Rolling Stones – It’s All Over Now
I was lucky enough to see the original line-up of the Stones live on the same stage (the Capitol Theatre, Cardiff) that I’d seen The Beatles a bit earlier. I saw the Beatles in August 1965 so I’d guess I saw the Stones some time in 1966. I saw them again at their first, famous and free Hyde Park open air concert, a few years later, immediately following the death of Brian Jones – the one where Mick wears his white ensemble and they release hundreds of white butterflies. I remember seeing Brian playing his white mandolin guitar at the Capitol. I think they lost some rawness after his death.

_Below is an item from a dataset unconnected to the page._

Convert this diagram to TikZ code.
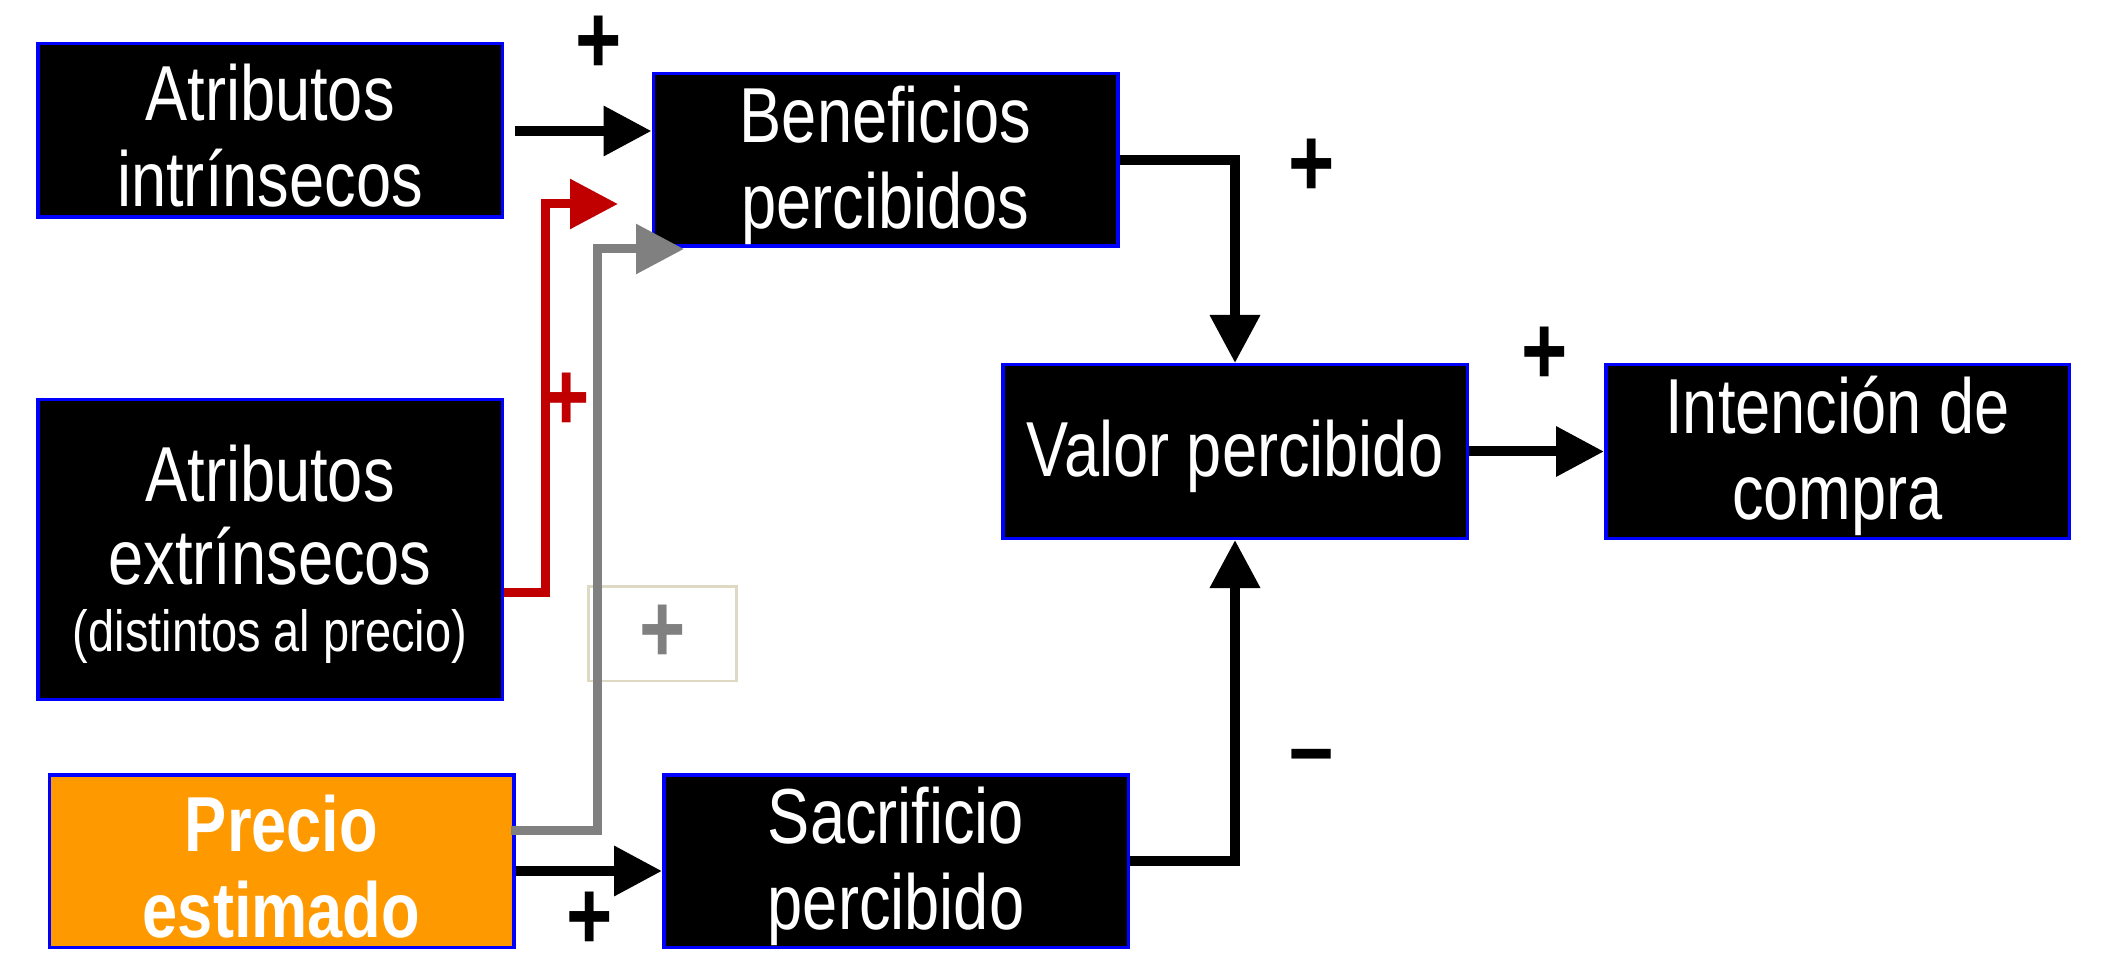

Not sure the band fully recovered – he played a lot of instruments, was a highly imaginative bloke by all reports and was obviously a key creative input into the original band – but, as is often the case, “those whom the Gods love die young”. Amusing the way Mick sings “She hurt my nose open, that’s no lie” in this live TV version! This is my favourite Stones song for various reasons: its laconic message, brief, emotionless and to the point (“I used to love her, but it’s all over now“); the story-telling approach of the overall lyric; a defiantly repetitive riff in the middle eight solo by Keith; the banjo-style, finger-picked rhythm guitar; nice use of tambourine (my god, that instrument is so under-rated); and the easy vocal harmonies, which help to make the song very catchy. Charlie Watts holds the whole thing together in his usual inimitable style.
So … have you managed to get that Mozart melody out of your head yet?